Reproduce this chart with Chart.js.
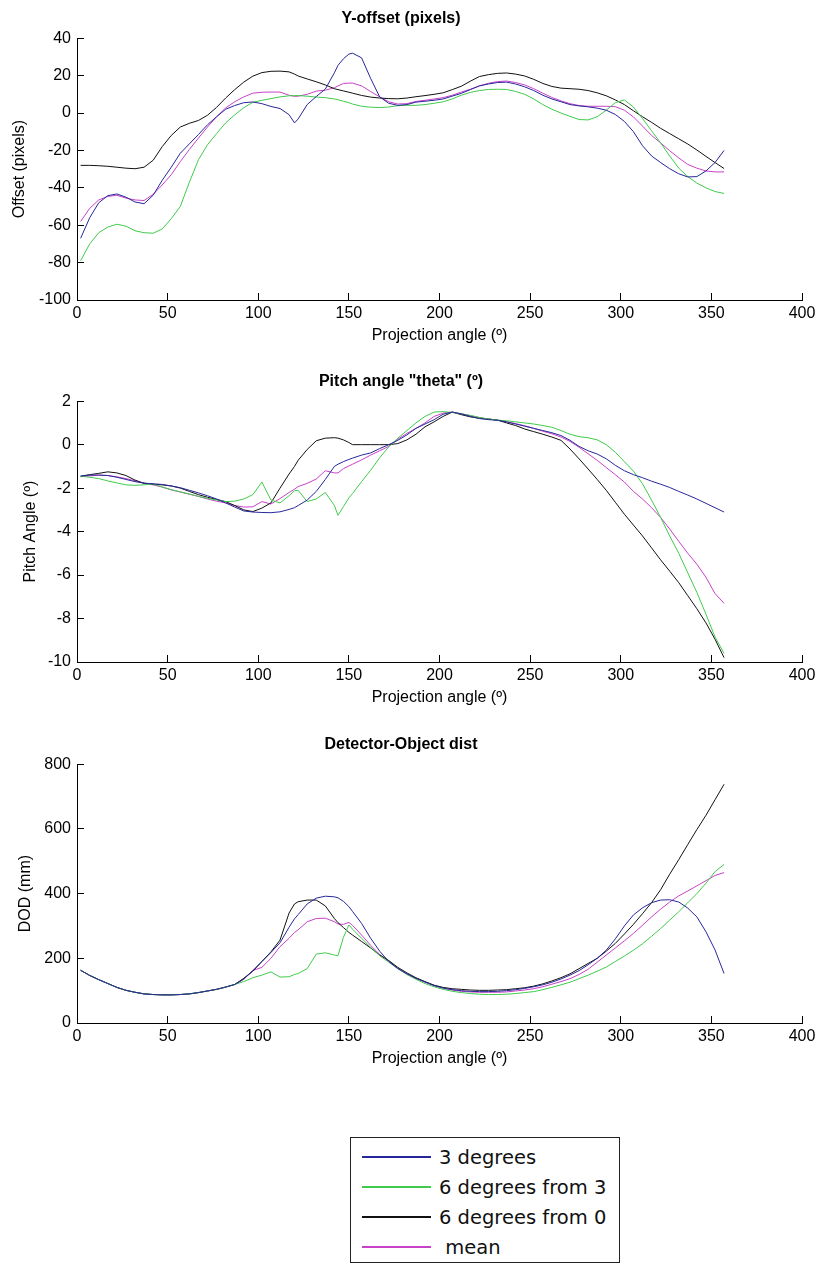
<!DOCTYPE html>
<html>
<head>
<meta charset="utf-8">
<title>Projection angle fits</title>
<script src="https://cdn.jsdelivr.net/npm/chart.js@4/dist/chart.umd.min.js"></script>
<style>
  body {
    margin: 0;
    background: #fff;
    width: 819px;
    height: 1264px;
    overflow: hidden;
    position: relative;
  }
  canvas { position: absolute; left: 0; }
  #legend {
    position: absolute;
    left: 350px;
    top: 1137px;
    width: 270px;
    height: 126px;
    box-sizing: border-box;
    border: 1.5px solid #222;
    padding-top: 4px;
    font-family: "DejaVu Sans", sans-serif;
    font-size: 19.5px;
    color: #111;
  }
  #legend .row { display: flex; align-items: center; height: 30px; white-space: pre; }
  #legend .swatch { display: inline-block; width: 69px; height: 1.5px; margin: 0 8px 0 11px; }
</style>
</head>
<body>
<canvas id="offset-chart" width="819" height="363" style="top:0px"></canvas>
<canvas id="pitch-chart" width="819" height="363" style="top:363px"></canvas>
<canvas id="dod-chart" width="819" height="363" style="top:726px"></canvas>
<div id="legend"></div>
<script>
// projection angles (deg) shared by every curve
const angles = [2, 7, 12, 17, 22, 27, 32, 37, 42, 47, 52, 57, 62, 67, 72, 77, 82, 87, 92, 97, 102, 107, 112, 117,
  120, 122, 127, 132, 137, 142, 144, 147, 150,
  152, 157, 162, 167, 172, 177, 182, 187, 192, 197, 202, 207, 212, 217, 222, 227, 232, 237, 242, 247,
  252, 257, 262, 267, 272, 277, 282, 287, 292, 297, 302, 307, 312, 317, 322, 327, 332, 337, 342, 347, 352, 357];

const seriesNames = ["3 degrees", "6 degrees from 3", "6 degrees from 0", " mean"];
const seriesColors = ["#27279b", "#3fcb4b", "#111111", "#c842c8"];

// Y-offset (pixels)
const offset3 = [-67, -56, -48, -44.2, -43.3, -45, -47.6, -48.5, -44, -36, -29, -21.5, -16.5, -11.5, -6.3, -2, 2, 4, 5.5, 5.9, 5, 3.5, 2.4, -0.9,
  -5.3, -3.2, 4.5, 8.8, 12.8, 21.5, 25.5, 29, 31.5,
  32, 29.5, 18.5, 8.6, 5.2, 4.1, 4.5, 5.8, 6.3, 6.8, 7.5, 9, 10.5, 12.5, 14.5, 15.5, 16.3, 16.5, 15.5, 14,
  12, 9.5, 7.5, 6, 4.5, 3.8, 3.3, 2.6, 1.5, -0.8, -4.5, -10, -17.5, -23, -26.5, -29.8, -32.5, -34.2, -34, -31, -26.5, -20];
const offset6from3 = [-79, -70, -64, -61, -59.5, -60.5, -63, -64, -64.3, -62, -56.5, -50, -37, -25, -17, -11, -5.3, -1, 2.8, 5.7, 6.8, 7.7, 8.6, 9.2,
  9.3, 9.3, 9, 8.5, 8.2, 7.5, 7.1, 6.3, 5.5,
  4.8, 3.6, 3.1, 2.9, 3.2, 3.9, 4.1, 4.1, 4.5, 5.2, 6, 7.5, 9.5, 11, 12, 12.6, 12.7, 12.6, 11.5, 10,
  7.5, 4.5, 2, 0, -1.8, -3.5, -3.7, -2, 1.5, 5.5, 7, 3.2, -3, -9.5, -16, -23, -29.5, -34, -37.5, -40, -42, -43];
const offset6from0 = [-28, -28, -28.2, -28.5, -29, -29.5, -29.8, -29, -25.3, -18, -12, -7.5, -5.5, -4, -1.2, 3, 8, 12.5, 16.5, 19.7, 21.6, 22.3, 22.4, 22,
  20.8, 19.8, 18.2, 16.7, 15, 13, 12.5, 11.8, 11.1,
  10.6, 9.4, 8.5, 8, 7.7, 7.6, 8, 8.7, 9.3, 10, 10.8, 12.5, 14.3, 17, 19.5, 20.5, 21.2, 21.4, 20.8, 19.8,
  18, 15.8, 14.2, 13.3, 13, 12.7, 12, 10.8, 9.2, 7, 4.5, 1.2, -2, -5, -8.2, -11, -13.8, -16.6, -19.8, -23.2, -26.5, -29.7];
const offsetMean = [-58, -51, -46.5, -44.6, -44, -45.5, -46.5, -46.8, -43.5, -38.5, -33, -26, -19.5, -13.4, -7.5, -2, 2.7, 6, 8.6, 10.6, 11.1, 11.2, 11.2, 9.5,
  8.9, 9, 10, 11.7, 12.2, 13.5, 14.5, 15.8, 16,
  16, 14.5, 11.5, 8.6, 6, 4.8, 5, 6.2, 6.8, 7.5, 8.2, 9.5, 11.2, 12.7, 14.5, 15.9, 16.8, 17.1, 16.3, 15,
  13, 10.6, 8.3, 6.5, 5, 4, 3.6, 3.6, 3.6, 3.4, 1.5, -2.1, -7, -12, -16, -20.2, -24, -27.5, -29.5, -31, -31.5, -31.5];

// pitch angle theta (deg)
const pitch3 = [-1.45, -1.4, -1.4, -1.42, -1.5, -1.6, -1.7, -1.77, -1.8, -1.83, -1.9, -1.98, -2.1, -2.22, -2.35, -2.5, -2.68, -2.87, -3.05, -3.1, -3.12, -3.13, -3.09, -2.98,
  -2.9, -2.8, -2.55, -2.15, -1.6, -1.0, -0.9, -0.78, -0.68,
  -0.62, -0.48, -0.38, -0.18, 0, 0.2, 0.45, 0.75, 0.95, 1.15, 1.4, 1.5, 1.42, 1.3, 1.2, 1.15, 1.12, 1.05, 0.95, 0.85,
  0.75, 0.65, 0.55, 0.42, 0.2, -0.08, -0.28, -0.43, -0.65, -0.95, -1.2, -1.38, -1.52, -1.68, -1.82, -1.97, -2.15, -2.32, -2.5, -2.7, -2.9, -3.1];
const pitch6from3 = [-1.45, -1.5, -1.56, -1.67, -1.76, -1.85, -1.87, -1.85, -1.8, -1.95, -2.07, -2.17, -2.27, -2.38, -2.47, -2.55, -2.62, -2.6, -2.5, -2.3, -1.72, -2.55, -2.68, -2.35,
  -2.12, -2.1, -2.62, -2.5, -2.2, -2.8, -3.25, -2.85, -2.45,
  -2.25, -1.7, -1.18, -0.6, -0.1, 0.3, 0.65, 1.0, 1.3, 1.5, 1.52, 1.48, 1.42, 1.35, 1.25, 1.18, 1.13, 1.1, 1.05, 1.0,
  0.95, 0.88, 0.8, 0.65, 0.48, 0.37, 0.32, 0.22, 0, -0.35, -0.78, -1.22, -1.8, -2.55, -3.35, -4.2, -5.0, -5.9, -6.8, -7.8, -8.85, -9.6];
const pitch6from0 = [-1.45, -1.38, -1.32, -1.25, -1.3, -1.42, -1.63, -1.78, -1.82, -1.85, -1.9, -2.0, -2.15, -2.3, -2.42, -2.52, -2.62, -2.8, -3.0, -3.08, -2.92, -2.68, -2.0, -1.35,
  -1.0, -0.72, -0.22, 0.18, 0.3, 0.32, 0.3, 0.22, 0.1,
  0, 0, 0, 0, 0, 0.05, 0.22, 0.48, 0.82, 1.05, 1.3, 1.5, 1.38, 1.28, 1.22, 1.18, 1.13, 1.0, 0.88, 0.72,
  0.6, 0.48, 0.35, 0.2, -0.2, -0.65, -1.12, -1.6, -2.1, -2.65, -3.2, -3.7, -4.2, -4.75, -5.3, -5.82, -6.35, -6.95, -7.55, -8.2, -8.95, -9.8];
const pitchMean = [-1.47, -1.44, -1.4, -1.42, -1.48, -1.56, -1.66, -1.77, -1.85, -1.95, -2.08, -2.18, -2.28, -2.38, -2.5, -2.6, -2.68, -2.8, -2.87, -2.86, -2.62, -2.73, -2.48, -2.2,
  -2.05, -1.93, -1.78, -1.58, -1.2, -1.3, -1.3, -1.1, -0.98,
  -0.9, -0.7, -0.48, -0.28, -0.08, 0.25, 0.52, 0.75, 1.0, 1.3, 1.45, 1.5, 1.42, 1.33, 1.25, 1.18, 1.13, 1.05, 0.97, 0.87,
  0.75, 0.62, 0.5, 0.35, 0.15, -0.12, -0.42, -0.72, -1.05, -1.38, -1.72, -2.15, -2.5, -2.9, -3.35, -3.88, -4.45, -5.0, -5.5, -6.1, -6.85, -7.3];

// detector-object distance (mm)
const dod3 = [163, 147, 134, 122, 110, 101, 95, 90, 88, 87, 87, 88, 90, 94, 99, 104, 111, 119, 135, 162, 190, 218, 248, 296,
  322, 335, 368, 386, 392, 390, 387, 376, 360,
  345, 308, 262, 222, 190, 168, 152, 138, 127, 116, 108, 103, 100, 98, 97, 97, 98, 100, 103, 107,
  112, 118, 126, 136, 148, 162, 180, 200, 225, 260, 300, 334, 356, 372, 380, 381, 374, 355, 328, 282, 226, 153];
const dod6from3 = [163, 147, 134, 122, 110, 101, 95, 90, 88, 87, 87, 88, 90, 94, 99, 104, 111, 119, 128, 140, 148, 158, 142, 143,
  150, 153, 168, 213, 217, 210, 208, 265, 303,
  290, 262, 234, 208, 188, 168, 150, 135, 122, 112, 104, 98, 94, 91, 89, 88, 88, 89, 91, 94,
  97, 103, 110, 118, 126, 137, 148, 160, 173, 190, 207, 225, 245, 268, 292, 318, 344, 372, 400, 432, 468, 490];
const dod6from0 = [163, 147, 134, 122, 110, 101, 95, 90, 88, 87, 87, 88, 90, 94, 99, 104, 111, 119, 138, 160, 190, 220, 256, 340,
  368, 375, 380, 380, 362, 323, 310, 295, 280,
  272, 252, 232, 210, 193, 172, 155, 140, 128, 117, 110, 106, 104, 102, 101, 101, 102, 103, 106, 109,
  114, 121, 130, 140, 152, 168, 184, 200, 222, 246, 275, 305, 338, 372, 412, 460, 505, 552, 598, 642, 690, 738];
const dodMean = [163, 147, 134, 122, 110, 101, 95, 90, 88, 87, 87, 88, 90, 94, 99, 104, 111, 119, 137, 162, 172, 200, 236, 262,
  280, 288, 313, 323, 324, 313, 306, 305, 311,
  302, 272, 240, 212, 192, 170, 152, 138, 126, 115, 108, 102, 98, 96, 95, 95, 95, 96, 99, 102,
  106, 112, 120, 128, 137, 150, 166, 188, 210, 232, 254, 277, 302, 328, 352, 374, 393, 408, 424, 440, 456, 465];

Chart.defaults.font.family = '"Liberation Sans", Arial, sans-serif';
Chart.defaults.color = "#000";

// one matlab-style subplot: left/bottom axes only, ticks pointing inwards
const makePanel = (id, title, yTitle, yMin, yMax, yStep, series, yTitlePad, bottomPad) => {
  return new Chart(document.getElementById(id), {
    type: "line",
    data: {
      datasets: series.map((vals, i) => ({
        label: seriesNames[i].trim(),
        data: angles.map((a, j) => ({ x: a, y: vals[j] })),
        borderColor: seriesColors[i],
        borderWidth: 1,
        pointRadius: 0,
        tension: 0,
        fill: false,
      })),
    },
    options: {
      responsive: false,
      animation: false,
      events: [],
      layout: { padding: { left: 0, right: 17, top: 0, bottom: bottomPad } },
      plugins: {
        legend: { display: false },
        tooltip: { enabled: false },
        title: {
          display: true,
          text: title,
          color: "#000",
          font: { size: 16, weight: "bold" },
          padding: { top: 9, bottom: 10 },
        },
      },
      scales: {
        x: {
          type: "linear",
          min: 0,
          max: 400,
          ticks: { stepSize: 50, font: { size: 16 }, padding: 11, maxRotation: 0 },
          grid: { drawOnChartArea: false, tickLength: -7, color: "#000" },
          border: { color: "#000", width: 1 },
          title: { display: true, text: "Projection angle (º)", font: { size: 16 }, padding: 0 },
          afterFit: (scale) => {
            scale.height = 45;
            // the plot edge is fixed by layout padding, not by the last tick label
            scale.paddingLeft = 0;
            scale.paddingRight = 0;
          },
        },
        y: {
          min: yMin,
          max: yMax,
          ticks: { stepSize: yStep, font: { size: 16 }, padding: 13 },
          grid: { drawOnChartArea: false, tickLength: -7, color: "#000" },
          border: { color: "#000", width: 1 },
          title: { display: true, text: yTitle, font: { size: 16 }, padding: { top: yTitlePad, bottom: 0 } },
          afterFit: (scale) => { scale.width = 77; },
        },
      },
    },
  });
};

makePanel("offset-chart", "Y-offset (pixels)", "Offset (pixels)", -100, 40, 20,
  [offset3, offset6from3, offset6from0, offsetMean], 10, 18);
makePanel("pitch-chart", "Pitch angle \"theta\" (º)", "Pitch Angle (º)", -10, 2, 2,
  [pitch3, pitch6from3, pitch6from0, pitchMean], 21, 19);
makePanel("dod-chart", "Detector-Object dist", "DOD (mm)", 0, 800, 200,
  [dod3, dod6from3, dod6from0, dodMean], 16, 21);

// shared legend below the three panels
const legendBox = document.getElementById("legend");
for (let i = 0; i < seriesNames.length; i++) {
  legendBox.innerHTML += `<div class="row"><span class="swatch" style="background:${seriesColors[i]}"></span>${seriesNames[i]}</div>`;
}
</script>
</body>
</html>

============================================================

Job:
Please reproduce the listing exactly from its opening line through the line that contains "347, 352, 357];", both included, with all pictures omitted.

Written answer:
Reproduce this chart with Chart.js.
<!DOCTYPE html>
<html>
<head>
<meta charset="utf-8">
<title>Projection angle fits</title>
<script src="https://cdn.jsdelivr.net/npm/chart.js@4/dist/chart.umd.min.js"></script>
<style>
  body {
    margin: 0;
    background: #fff;
    width: 819px;
    height: 1264px;
    overflow: hidden;
    position: relative;
  }
  canvas { position: absolute; left: 0; }
  #legend {
    position: absolute;
    left: 350px;
    top: 1137px;
    width: 270px;
    height: 126px;
    box-sizing: border-box;
    border: 1.5px solid #222;
    padding-top: 4px;
    font-family: "DejaVu Sans", sans-serif;
    font-size: 19.5px;
    color: #111;
  }
  #legend .row { display: flex; align-items: center; height: 30px; white-space: pre; }
  #legend .swatch { display: inline-block; width: 69px; height: 1.5px; margin: 0 8px 0 11px; }
</style>
</head>
<body>
<canvas id="offset-chart" width="819" height="363" style="top:0px"></canvas>
<canvas id="pitch-chart" width="819" height="363" style="top:363px"></canvas>
<canvas id="dod-chart" width="819" height="363" style="top:726px"></canvas>
<div id="legend"></div>
<script>
// projection angles (deg) shared by every curve
const angles = [2, 7, 12, 17, 22, 27, 32, 37, 42, 47, 52, 57, 62, 67, 72, 77, 82, 87, 92, 97, 102, 107, 112, 117,
  120, 122, 127, 132, 137, 142, 144, 147, 150,
  152, 157, 162, 167, 172, 177, 182, 187, 192, 197, 202, 207, 212, 217, 222, 227, 232, 237, 242, 247,
  252, 257, 262, 267, 272, 277, 282, 287, 292, 297, 302, 307, 312, 317, 322, 327, 332, 337, 342, 347, 352, 357];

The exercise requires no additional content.